— Start —
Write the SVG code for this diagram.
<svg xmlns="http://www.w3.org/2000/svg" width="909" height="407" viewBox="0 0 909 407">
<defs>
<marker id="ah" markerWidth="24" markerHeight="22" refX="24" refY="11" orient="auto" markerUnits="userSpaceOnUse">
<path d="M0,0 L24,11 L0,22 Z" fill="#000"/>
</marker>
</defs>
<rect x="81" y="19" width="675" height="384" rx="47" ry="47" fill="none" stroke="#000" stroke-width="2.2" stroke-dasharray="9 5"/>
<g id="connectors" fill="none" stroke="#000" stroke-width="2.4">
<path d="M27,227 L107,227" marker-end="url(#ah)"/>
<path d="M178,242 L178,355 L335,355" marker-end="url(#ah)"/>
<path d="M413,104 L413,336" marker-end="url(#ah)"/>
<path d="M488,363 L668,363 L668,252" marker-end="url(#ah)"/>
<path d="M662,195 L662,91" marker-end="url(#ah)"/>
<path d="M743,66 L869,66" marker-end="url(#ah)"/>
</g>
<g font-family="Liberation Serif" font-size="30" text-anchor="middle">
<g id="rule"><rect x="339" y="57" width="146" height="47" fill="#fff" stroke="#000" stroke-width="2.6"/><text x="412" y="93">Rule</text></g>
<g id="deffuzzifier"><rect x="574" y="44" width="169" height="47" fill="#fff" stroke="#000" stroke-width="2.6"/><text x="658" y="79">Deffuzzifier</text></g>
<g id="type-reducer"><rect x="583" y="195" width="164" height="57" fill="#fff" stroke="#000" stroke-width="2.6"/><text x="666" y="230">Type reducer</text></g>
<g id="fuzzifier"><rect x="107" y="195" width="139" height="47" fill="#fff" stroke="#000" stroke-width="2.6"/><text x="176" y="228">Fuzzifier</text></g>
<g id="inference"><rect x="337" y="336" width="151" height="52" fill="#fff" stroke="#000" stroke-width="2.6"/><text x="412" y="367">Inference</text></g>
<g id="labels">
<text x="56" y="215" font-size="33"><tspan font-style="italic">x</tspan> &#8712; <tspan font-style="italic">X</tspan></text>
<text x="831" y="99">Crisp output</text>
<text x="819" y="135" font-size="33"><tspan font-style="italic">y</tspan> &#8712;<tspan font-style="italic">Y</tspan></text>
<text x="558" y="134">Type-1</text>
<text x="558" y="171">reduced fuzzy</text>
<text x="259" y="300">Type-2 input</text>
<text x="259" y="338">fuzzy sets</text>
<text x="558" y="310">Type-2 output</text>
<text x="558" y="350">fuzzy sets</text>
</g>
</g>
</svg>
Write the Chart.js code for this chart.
— End —
• What is being asked:
Extract every record and return it verbatim.

• Result:
Write the SVG code for this diagram.
<svg xmlns="http://www.w3.org/2000/svg" width="909" height="407" viewBox="0 0 909 407">
<defs>
<marker id="ah" markerWidth="24" markerHeight="22" refX="24" refY="11" orient="auto" markerUnits="userSpaceOnUse">
<path d="M0,0 L24,11 L0,22 Z" fill="#000"/>
</marker>
</defs>
<rect x="81" y="19" width="675" height="384" rx="47" ry="47" fill="none" stroke="#000" stroke-width="2.2" stroke-dasharray="9 5"/>
<g id="connectors" fill="none" stroke="#000" stroke-width="2.4">
<path d="M27,227 L107,227" marker-end="url(#ah)"/>
<path d="M178,242 L178,355 L335,355" marker-end="url(#ah)"/>
<path d="M413,104 L413,336" marker-end="url(#ah)"/>
<path d="M488,363 L668,363 L668,252" marker-end="url(#ah)"/>
<path d="M662,195 L662,91" marker-end="url(#ah)"/>
<path d="M743,66 L869,66" marker-end="url(#ah)"/>
</g>
<g font-family="Liberation Serif" font-size="30" text-anchor="middle">
<g id="rule"><rect x="339" y="57" width="146" height="47" fill="#fff" stroke="#000" stroke-width="2.6"/><text x="412" y="93">Rule</text></g>
<g id="deffuzzifier"><rect x="574" y="44" width="169" height="47" fill="#fff" stroke="#000" stroke-width="2.6"/><text x="658" y="79">Deffuzzifier</text></g>
<g id="type-reducer"><rect x="583" y="195" width="164" height="57" fill="#fff" stroke="#000" stroke-width="2.6"/><text x="666" y="230">Type reducer</text></g>
<g id="fuzzifier"><rect x="107" y="195" width="139" height="47" fill="#fff" stroke="#000" stroke-width="2.6"/><text x="176" y="228">Fuzzifier</text></g>
<g id="inference"><rect x="337" y="336" width="151" height="52" fill="#fff" stroke="#000" stroke-width="2.6"/><text x="412" y="367">Inference</text></g>
<g id="labels">
<text x="56" y="215" font-size="33"><tspan font-style="italic">x</tspan> &#8712; <tspan font-style="italic">X</tspan></text>
<text x="831" y="99">Crisp output</text>
<text x="819" y="135" font-size="33"><tspan font-style="italic">y</tspan> &#8712;<tspan font-style="italic">Y</tspan></text>
<text x="558" y="134">Type-1</text>
<text x="558" y="171">reduced fuzzy</text>
<text x="259" y="300">Type-2 input</text>
<text x="259" y="338">fuzzy sets</text>
<text x="558" y="310">Type-2 output</text>
<text x="558" y="350">fuzzy sets</text>
</g>
</g>
</svg>
Write the Chart.js code for this chart.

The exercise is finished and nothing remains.